Third party rights—the common law doctrine of privity of contract
Third party rights—the common law doctrine of privity of contract

The following Dispute Resolution practice note provides comprehensive and up to date legal information covering:

  • Third party rights—the common law doctrine of privity of contract
  • What does privity of contract mean?
  • Exceptions to the doctrine of privity of contract
  • Privity—the equitable exceptions
  • Privity—the statutory exceptions (The Contracts (Rights of Third Parties) Act 1999 and other statutory exceptions)
  • Privity—enforcing a contract against a third party
  • Privity—indirect effect on third parties
  • Liability in negligence cases
  • Intimidation cases

This Practice Note discusses the common law doctrine of privity of contract; the equitable and statutory exceptions to it; how the doctrine affects enforcing a contract against a third party and what happens when, notwithstanding the lack of privity, a contract has an indirect effect on a third party.
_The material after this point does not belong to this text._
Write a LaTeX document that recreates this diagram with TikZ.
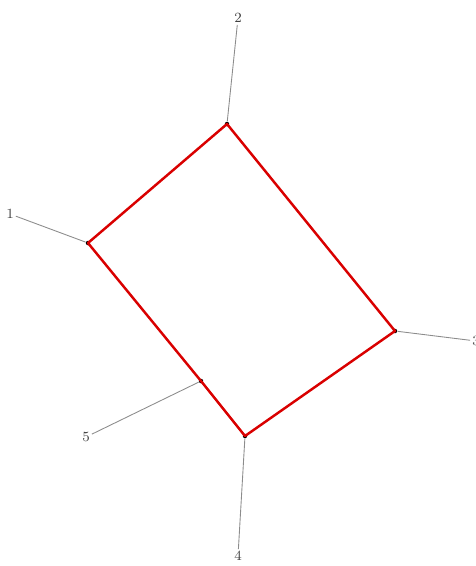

For guidance on contracts and third parties more generally and on the Contracts (Rights of Third Parties) Act 1999 (C(RTP)A 1999), respectively, see Practice Notes:

  1. Contracts and third party rights

  2. Third party rights—the Contracts (Rights of Third Parties) Act 1999

What does privity of contract mean?

'Privity of contract' is a common law doctrine, which provides that you cannot either:

  1. enforce the benefit of, or

  2. be liable for any obligation under

a contract to which you are not a party.

Therefore, if your client is not a party to a contract (ie they are a third party) then they cannot sue or be sued under that contract.

Example:

A promises to B that they will pay a sum of money to C—C cannot sue A for that sum if A fails to pay.

Beswick v Beswick is considered to be the modern statement of the doctrine. Here, a coal merchant transferred his business to his nephew who promised him that he would, after the uncle's death, pay an annuity to the uncle's widow. After the uncle's death, the widow became his administratrix.